Personal information
- Full name: Edgar Eladio Estrada Solís
- Date of birth: November 16, 1967 (age 58)
- Place of birth: Guatemala City, Guatemala
- Position: Goalkeeper

Senior career*
- Years: Team / Apps / (Gls)
- 1987–1994: Aurora
- 1995–2001: Comunicaciones / 94 / (0)
- 2001–2002: Municipal / 43 / (0)
- 2002–2005: Comunicaciones / 39 / (0)
- 2005–2006: Suchitepéquez / 42 / (0)
- 2007–2008: Petapa / 30 / (0)

International career
- 1995–2003: Guatemala / 80 / (0)

= Edgar Estrada =

Guatemalan footballer (born 1967)

Edgar Eladio Estrada Solís (born November 16, 1967), popularly known as "El Gato" (The Cat), is a Guatemalan former footballer who played as a goalkeeper for several clubs in Guatemala's top division. He was capped 71 times for the Guatemala national team.

==Club career==
"El Gato" started his professional career at Aurora F.C., winning the domestic league title in the 1992-93 season. He remained there until 1996, when he joined CSD Comunicaciones. He helped that club win four consecutive league titles. In 2001, he signed with CSD Municipal, where he won two more titles. He then had a second stint with Comunicaciones. On May 11, 2003, he scored his first career goal via a penalty kick. He repeated such action one year later, against his former club Aurora.

After having retired due to a spine injury, he surprisingly returned to play in 2005 for Comunicaciones. He then joined Deportivo Suchitepéquez, of whom he was a member until the end of 2006. As of the 2008 Clausura tournament, he was playing for Club Petapa, which he joined in 2007. He retired after that season but in June 2008 it was said he would perhaps continue his career at Deportivo Zacapa.
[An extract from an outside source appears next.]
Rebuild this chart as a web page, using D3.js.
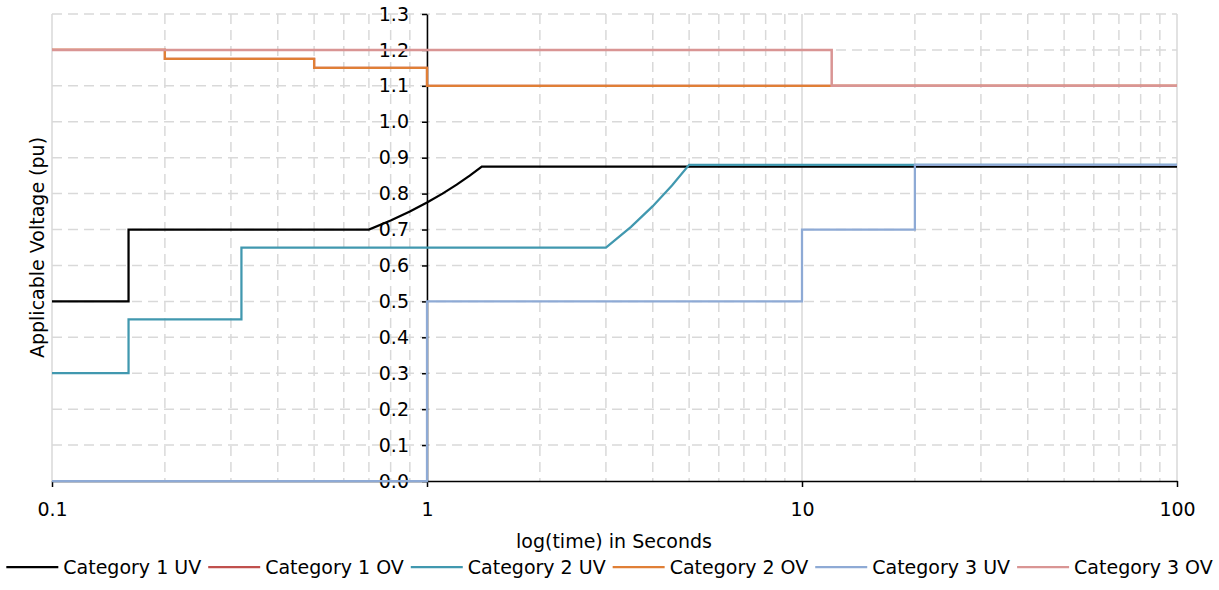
<!DOCTYPE html>
<html>
<head>
<meta charset="utf-8">
<script src="https://cdn.jsdelivr.net/npm/d3@7"></script>
<style>
  body { margin: 0; background: #fff; }
  svg { display: block; font-family: "DejaVu Sans", sans-serif; }
</style>
</head>
<body>
<svg width="1219" height="590"></svg>
<script>
// Chart data (time in seconds, voltage in pu)
const seriesNames = ["Category 1 UV", "Category 1 OV", "Category 2 UV", "Category 2 OV", "Category 3 UV", "Category 3 OV"];
const seriesColors = ["#000000", "#c0504d", "#4198af", "#e07f36", "#8eaad5", "#d99594"];

const cat1UV = [[0.1, 0.5], [0.16, 0.5], [0.16, 0.7], [0.7, 0.7], [0.8, 0.725], [0.9, 0.75], [1.0, 0.775],
                [1.1, 0.8], [1.2, 0.825], [1.3, 0.85], [1.4, 0.875], [100, 0.875]];
const cat1OV = [[0.1, 1.2], [0.2, 1.2], [0.2, 1.175], [0.5, 1.175], [0.5, 1.15], [1, 1.15], [1, 1.1], [100, 1.1]];
const cat2UV = [[0.1, 0.3], [0.16, 0.3], [0.16, 0.45], [0.32, 0.45], [0.32, 0.65], [3, 0.65], [3.5, 0.7075],
                [4, 0.765], [4.5, 0.8225], [5, 0.88], [100, 0.88]];
const cat2OV = [[0.1, 1.2], [0.2, 1.2], [0.2, 1.175], [0.5, 1.175], [0.5, 1.15], [1, 1.15], [1, 1.1], [100, 1.1]];
const cat3UV = [[0.1, 0], [1, 0], [1, 0.5], [10, 0.5], [10, 0.7], [20, 0.7], [20, 0.88], [100, 0.88]];
const cat3OV = [[0.1, 1.2], [12, 1.2], [12, 1.1], [100, 1.1]];
const allSeries = [cat1UV, cat1OV, cat2UV, cat2OV, cat3UV, cat3OV];

const xTicks = [0.1, 1, 10, 100];
const yTicks = d3.range(0, 14).map(i => i / 10);

const svg = d3.select("svg");
const plotLeft = 52, plotRight = 1177, plotTop = 14, plotBottom = 481;
const fontSize = 19;

const x = d3.scaleLog().domain([0.1, 100]).range([plotLeft, plotRight]);
const y = d3.scaleLinear().domain([0, 1.3]).range([plotBottom, plotTop]);

const grid = svg.append("g");

// Minor vertical gridlines (dashed) at 2..9 of each decade
const minor = [];
[0.1, 1, 10].forEach(d => { for (let k = 2; k <= 9; k++) minor.push(d * k); });
grid.selectAll(".vminor").data(minor).join("line")
    .attr("x1", d => x(d)).attr("x2", d => x(d))
    .attr("y1", plotTop).attr("y2", plotBottom)
    .attr("stroke", "#d9d9d9").attr("stroke-width", 1.5)
    .attr("stroke-dasharray", "10,6");

// Horizontal gridlines (dashed)
grid.selectAll(".h").data(yTicks.slice(1)).join("line")
    .attr("x1", plotLeft).attr("x2", plotRight)
    .attr("y1", d => y(d)).attr("y2", d => y(d))
    .attr("stroke", "#d9d9d9").attr("stroke-width", 1.5)
    .attr("stroke-dasharray", "10,6");

// Major vertical gridlines (solid)
grid.selectAll(".vmajor").data(xTicks).join("line")
    .attr("x1", d => x(d)).attr("x2", d => x(d))
    .attr("y1", plotTop).attr("y2", plotBottom)
    .attr("stroke", "#d9d9d9").attr("stroke-width", 1.5);

// X axis along y = 0
const xAxis = svg.append("g")
    .attr("transform", `translate(0,${plotBottom})`)
    .call(d3.axisBottom(x).tickValues(xTicks).tickFormat(d3.format("")).tickSize(6).tickPadding(16).tickSizeOuter(0));
xAxis.select(".domain").attr("stroke", "#000").attr("stroke-width", 1.5);
xAxis.selectAll(".tick line").attr("stroke", "#000").attr("stroke-width", 1.5);
xAxis.selectAll("text").attr("font-size", fontSize).attr("fill", "#000")
    .attr("font-family", "DejaVu Sans, sans-serif");

// Y axis crossing at t = 1
const yAxis = svg.append("g")
    .attr("transform", `translate(${x(1)},0)`)
    .call(d3.axisLeft(y).tickValues(yTicks).tickFormat(d3.format(".1f")).tickSize(5).tickPadding(13).tickSizeOuter(0));
yAxis.select(".domain").attr("stroke", "#000").attr("stroke-width", 1.5);
yAxis.selectAll(".tick line").attr("stroke", "#000").attr("stroke-width", 1.5);
yAxis.selectAll("text").attr("font-size", fontSize).attr("fill", "#000")
    .attr("font-family", "DejaVu Sans, sans-serif");

// Series lines
const line = d3.line().x(d => x(d[0])).y(d => y(d[1]));
allSeries.forEach((data, i) => {
    svg.append("path")
        .datum(data)
        .attr("d", line)
        .attr("fill", "none")
        .attr("stroke", seriesColors[i])
        .attr("stroke-width", i === 5 ? 2.5 : 2.25)
        .attr("stroke-linejoin", "miter");
});

// Axis titles
svg.append("text")
    .attr("x", 614).attr("y", 548)
    .attr("text-anchor", "middle").attr("font-size", fontSize)
    .text("log(time) in Seconds");

svg.append("text")
    .attr("transform", `translate(44,${(plotTop + plotBottom) / 2}) rotate(-90)`)
    .attr("text-anchor", "middle").attr("font-size", fontSize)
    .text("Applicable Voltage (pu)");

// Legend
const legend = svg.append("g");
const lineLen = 52, textGap = 5, itemGap = 7;
let lx = 0;
seriesNames.forEach((name, i) => {
    const g = legend.append("g").attr("transform", `translate(${lx},0)`);
    g.append("line").attr("x1", 0).attr("x2", lineLen).attr("y1", 0).attr("y2", 0)
        .attr("stroke", seriesColors[i]).attr("stroke-width", 2.25);
    const t = g.append("text").attr("x", lineLen + textGap).attr("y", 7)
        .attr("font-size", fontSize).text(name);
    lx += lineLen + textGap + t.node().getComputedTextLength() + itemGap;
});
const legendWidth = lx - itemGap;
legend.attr("transform", `translate(${(1219 - legendWidth) / 2},567)`);
</script>
</body>
</html>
Estrada was the leading goalkeeper in terms of goals against average in 11 consecutive league tournaments.

==International career==
Estrada defended the Guatemala national team between 1995 and 2003, appearing in 80 international matches and becoming the most capped player ever for the country, until Juan Carlos Plata surpassed his mark in 2005. Estrada participated in the qualification processes for the 1998 and 2002 World Cups, receiving 25 goals in 20 matches.

In January 2001, after allowing 5 goals in a defeat against Costa Rica, which eliminated Guatemala from the 2002 World Cup qualifying campaign, he was highly criticised, to the extent of receiving death threats. He would not play any other official international matches that year. He appeared in three more official matches for Guatemala, before retiring from the national team in 2003.

Estrada played in three editions of the UNCAF Nations Cup and in five editions of the CONCACAF Gold Cup. He has represented his country in 20 FIFA World Cup qualification matches.